- _Objective_
Retype each line exactly. Skip images.

━━━ Supplied material

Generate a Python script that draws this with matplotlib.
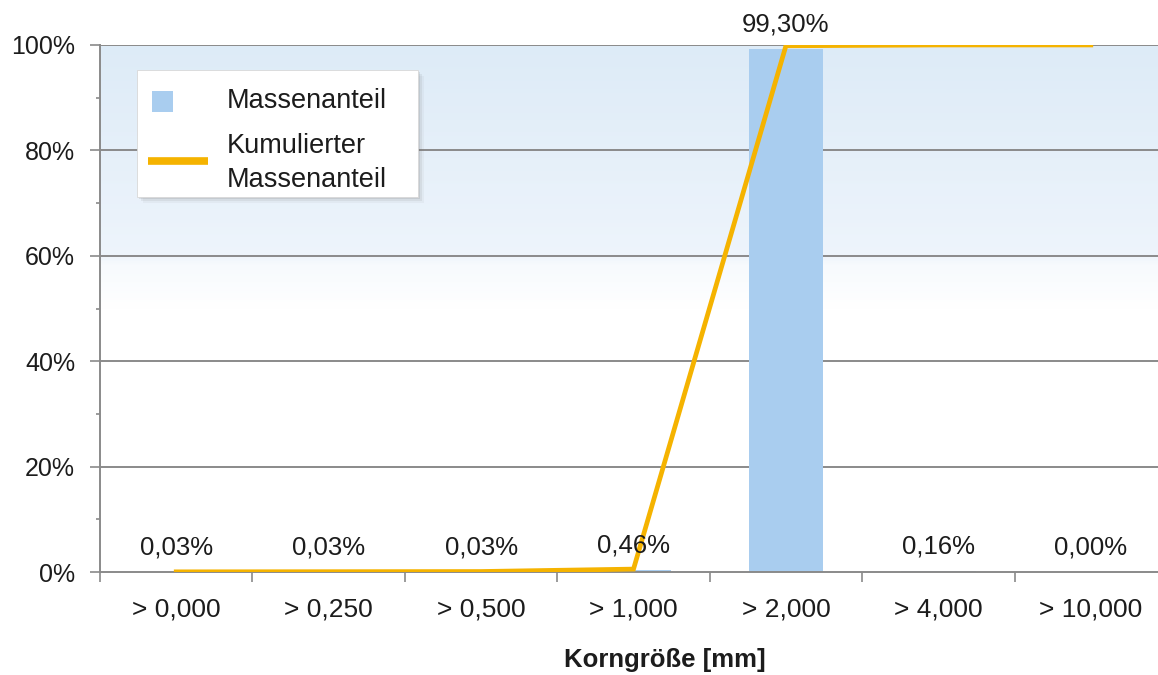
import numpy as np
import matplotlib
matplotlib.use("Agg")
import matplotlib.pyplot as plt
from matplotlib.patches import Rectangle
from matplotlib.lines import Line2D
from matplotlib.colors import LinearSegmentedColormap
from matplotlib.ticker import MultipleLocator, FuncFormatter

plt.rcParams['font.family'] = ['Liberation Sans', 'DejaVu Sans']

# Grain size classes and mass fractions (%)
categories = ["> 0,000", "> 0,250", "> 0,500", "> 1,000", "> 2,000", "> 4,000", "> 10,000"]
mass_share = [0.03, 0.03, 0.03, 0.46, 99.30, 0.16, 0.00]
value_labels = ["0,03%", "0,03%", "0,03%", "0,46%", "99,30%", "0,16%", "0,00%"]
cumulative = np.cumsum(mass_share)

BAR_COLOR = "#a9cdef"
LINE_COLOR = "#f5b300"
GRID_COLOR = "#8a8a8a"
TEXT_COLOR = "#1c1c1c"

W, H = 1158, 675
fig = plt.figure(figsize=(W / 100, H / 100), dpi=100)
fig.patch.set_facecolor("white")

# plot area: x from 100 px to 1167 px (runs past the right edge), y from 45 px to 572 px
left, right, top, bottom = 100, 1167, 45, 572
ax = fig.add_axes([left / W, (H - bottom) / H, (right - left) / W, (bottom - top) / H])

x = np.arange(len(categories))
ax.set_xlim(-0.5, len(categories) - 0.5)
ax.set_ylim(0, 100)

# soft blue background fading to white towards the middle of the chart
stops = [(0.0, (1, 1, 1)), (0.50, (1, 1, 1)), (0.585, (0.968, 0.980, 0.993)),
         (0.60, (0.932, 0.958, 0.986)), (1.0, (0.868, 0.922, 0.970))]
cmap = LinearSegmentedColormap.from_list("bg", stops)
grad = np.linspace(0, 1, 400).reshape(-1, 1)
ax.imshow(grad, cmap=cmap, aspect="auto", origin="lower",
          extent=(-0.5, len(categories) - 0.5, 0, 100), zorder=0, interpolation="bilinear")

# grid lines
ax.set_axisbelow(True)
for yv in [20, 40, 60, 80, 100]:
    ax.axhline(yv, color=GRID_COLOR, lw=1.4, zorder=1)

# bars and cumulative line
ax.bar(x, mass_share, width=0.49, color=BAR_COLOR, zorder=2)
ax.plot(x, cumulative, color=LINE_COLOR, lw=3.4, zorder=3, solid_joinstyle="miter")

for xi, v, lab in zip(x, mass_share, value_labels):
    ax.annotate(lab, (xi, v), xytext=(0, 9), textcoords="offset points",
                ha="center", va="bottom", fontsize=18.5, color=TEXT_COLOR, zorder=4)

# axes styling
for s in ["top", "right"]:
    ax.spines[s].set_visible(False)
for s in ["left", "bottom"]:
    ax.spines[s].set_color(GRID_COLOR)
    ax.spines[s].set_linewidth(1.4)

ax.yaxis.set_major_locator(MultipleLocator(20))
ax.yaxis.set_minor_locator(MultipleLocator(10))
ax.yaxis.set_major_formatter(FuncFormatter(lambda v, p: f"{int(v)}%"))
ax.tick_params(axis="y", which="major", direction="out", length=7, width=1.2,
               color=GRID_COLOR, labelsize=18, labelcolor=TEXT_COLOR, pad=11)
ax.tick_params(axis="y", which="minor", direction="out", length=3, width=1.2, color=GRID_COLOR)

ax.set_xticks(x)
ax.set_xticklabels(categories)
ax.set_xticks(np.arange(len(categories)) - 0.5, minor=True)
ax.tick_params(axis="x", which="major", length=0, labelsize=19, labelcolor=TEXT_COLOR, pad=18)
ax.tick_params(axis="x", which="minor", direction="out", length=7, width=1.2, color=GRID_COLOR)

fig.text(665 / W, 1 - 660 / H, "Korngröße [mm]", ha="center", va="center",
         fontsize=18.5, fontweight="bold", color=TEXT_COLOR)

# legend box with soft shadow
def fx(px):
    return px / W

def fy(py):
    return 1 - py / H

for off, alpha in [(6, 0.06), (4, 0.10), (2, 0.16)]:
    fig.add_artist(Rectangle((fx(137 + off), fy(197 + off)), fx(281), 127 / H,
                             transform=fig.transFigure, facecolor="#707070",
                             edgecolor="none", alpha=alpha, zorder=5))
fig.add_artist(Rectangle((fx(137), fy(197)), fx(281), 127 / H, transform=fig.transFigure,
                         facecolor="white", edgecolor="#d8d8d8", lw=0.6, zorder=6))
fig.add_artist(Rectangle((fx(152), fy(112)), fx(21), 21 / H, transform=fig.transFigure,
                         facecolor=BAR_COLOR, edgecolor="none", zorder=7))
fig.add_artist(Line2D([fx(148), fx(208)], [fy(161), fy(161)], transform=fig.transFigure,
                      color=LINE_COLOR, lw=5.5, solid_capstyle="butt", zorder=7))
fig.text(fx(227), fy(101), "Massenanteil", ha="left", va="center", fontsize=19.5,
         color=TEXT_COLOR, zorder=8)
fig.text(fx(227), fy(163), "Kumulierter\nMassenanteil", ha="left", va="center",
         fontsize=19.5, color=TEXT_COLOR, linespacing=1.38, zorder=8)

fig.savefig("out.png", dpi=100, facecolor="white")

━━━━━━

- _Result for this task_
Generate a Python script that draws this with matplotlib.
import numpy as np
import matplotlib
matplotlib.use("Agg")
import matplotlib.pyplot as plt
from matplotlib.patches import Rectangle
from matplotlib.lines import Line2D
from matplotlib.colors import LinearSegmentedColormap
from matplotlib.ticker import MultipleLocator, FuncFormatter

plt.rcParams['font.family'] = ['Liberation Sans', 'DejaVu Sans']

# Grain size classes and mass fractions (%)
categories = ["> 0,000", "> 0,250", "> 0,500", "> 1,000", "> 2,000", "> 4,000", "> 10,000"]
mass_share = [0.03, 0.03, 0.03, 0.46, 99.30, 0.16, 0.00]
value_labels = ["0,03%", "0,03%", "0,03%", "0,46%", "99,30%", "0,16%", "0,00%"]
cumulative = np.cumsum(mass_share)

BAR_COLOR = "#a9cdef"
LINE_COLOR = "#f5b300"
GRID_COLOR = "#8a8a8a"
TEXT_COLOR = "#1c1c1c"

W, H = 1158, 675
fig = plt.figure(figsize=(W / 100, H / 100), dpi=100)
fig.patch.set_facecolor("white")

# plot area: x from 100 px to 1167 px (runs past the right edge), y from 45 px to 572 px
left, right, top, bottom = 100, 1167, 45, 572
ax = fig.add_axes([left / W, (H - bottom) / H, (right - left) / W, (bottom - top) / H])

x = np.arange(len(categories))
ax.set_xlim(-0.5, len(categories) - 0.5)
ax.set_ylim(0, 100)

# soft blue background fading to white towards the middle of the chart
stops = [(0.0, (1, 1, 1)), (0.50, (1, 1, 1)), (0.585, (0.968, 0.980, 0.993)),
         (0.60, (0.932, 0.958, 0.986)), (1.0, (0.868, 0.922, 0.970))]
cmap = LinearSegmentedColormap.from_list("bg", stops)
grad = np.linspace(0, 1, 400).reshape(-1, 1)
ax.imshow(grad, cmap=cmap, aspect="auto", origin="lower",
          extent=(-0.5, len(categories) - 0.5, 0, 100), zorder=0, interpolation="bilinear")

# grid lines
ax.set_axisbelow(True)
for yv in [20, 40, 60, 80, 100]:
    ax.axhline(yv, color=GRID_COLOR, lw=1.4, zorder=1)

# bars and cumulative line
ax.bar(x, mass_share, width=0.49, color=BAR_COLOR, zorder=2)
ax.plot(x, cumulative, color=LINE_COLOR, lw=3.4, zorder=3, solid_joinstyle="miter")

for xi, v, lab in zip(x, mass_share, value_labels):
    ax.annotate(lab, (xi, v), xytext=(0, 9), textcoords="offset points",
                ha="center", va="bottom", fontsize=18.5, color=TEXT_COLOR, zorder=4)

# axes styling
for s in ["top", "right"]:
    ax.spines[s].set_visible(False)
for s in ["left", "bottom"]:
    ax.spines[s].set_color(GRID_COLOR)
    ax.spines[s].set_linewidth(1.4)

ax.yaxis.set_major_locator(MultipleLocator(20))
ax.yaxis.set_minor_locator(MultipleLocator(10))
ax.yaxis.set_major_formatter(FuncFormatter(lambda v, p: f"{int(v)}%"))
ax.tick_params(axis="y", which="major", direction="out", length=7, width=1.2,
               color=GRID_COLOR, labelsize=18, labelcolor=TEXT_COLOR, pad=11)
ax.tick_params(axis="y", which="minor", direction="out", length=3, width=1.2, color=GRID_COLOR)

ax.set_xticks(x)
ax.set_xticklabels(categories)
ax.set_xticks(np.arange(len(categories)) - 0.5, minor=True)
ax.tick_params(axis="x", which="major", length=0, labelsize=19, labelcolor=TEXT_COLOR, pad=18)
ax.tick_params(axis="x", which="minor", direction="out", length=7, width=1.2, color=GRID_COLOR)

fig.text(665 / W, 1 - 660 / H, "Korngröße [mm]", ha="center", va="center",
         fontsize=18.5, fontweight="bold", color=TEXT_COLOR)

# legend box with soft shadow
def fx(px):
    return px / W

def fy(py):
    return 1 - py / H

for off, alpha in [(6, 0.06), (4, 0.10), (2, 0.16)]:
    fig.add_artist(Rectangle((fx(137 + off), fy(197 + off)), fx(281), 127 / H,
                             transform=fig.transFigure, facecolor="#707070",
                             edgecolor="none", alpha=alpha, zorder=5))
fig.add_artist(Rectangle((fx(137), fy(197)), fx(281), 127 / H, transform=fig.transFigure,
                         facecolor="white", edgecolor="#d8d8d8", lw=0.6, zorder=6))
fig.add_artist(Rectangle((fx(152), fy(112)), fx(21), 21 / H, transform=fig.transFigure,
                         facecolor=BAR_COLOR, edgecolor="none", zorder=7))
fig.add_artist(Line2D([fx(148), fx(208)], [fy(161), fy(161)], transform=fig.transFigure,
                      color=LINE_COLOR, lw=5.5, solid_capstyle="butt", zorder=7))
fig.text(fx(227), fy(101), "Massenanteil", ha="left", va="center", fontsize=19.5,
         color=TEXT_COLOR, zorder=8)
fig.text(fx(227), fy(163), "Kumulierter\nMassenanteil", ha="left", va="center",
         fontsize=19.5, color=TEXT_COLOR, linespacing=1.38, zorder=8)

fig.savefig("out.png", dpi=100, facecolor="white")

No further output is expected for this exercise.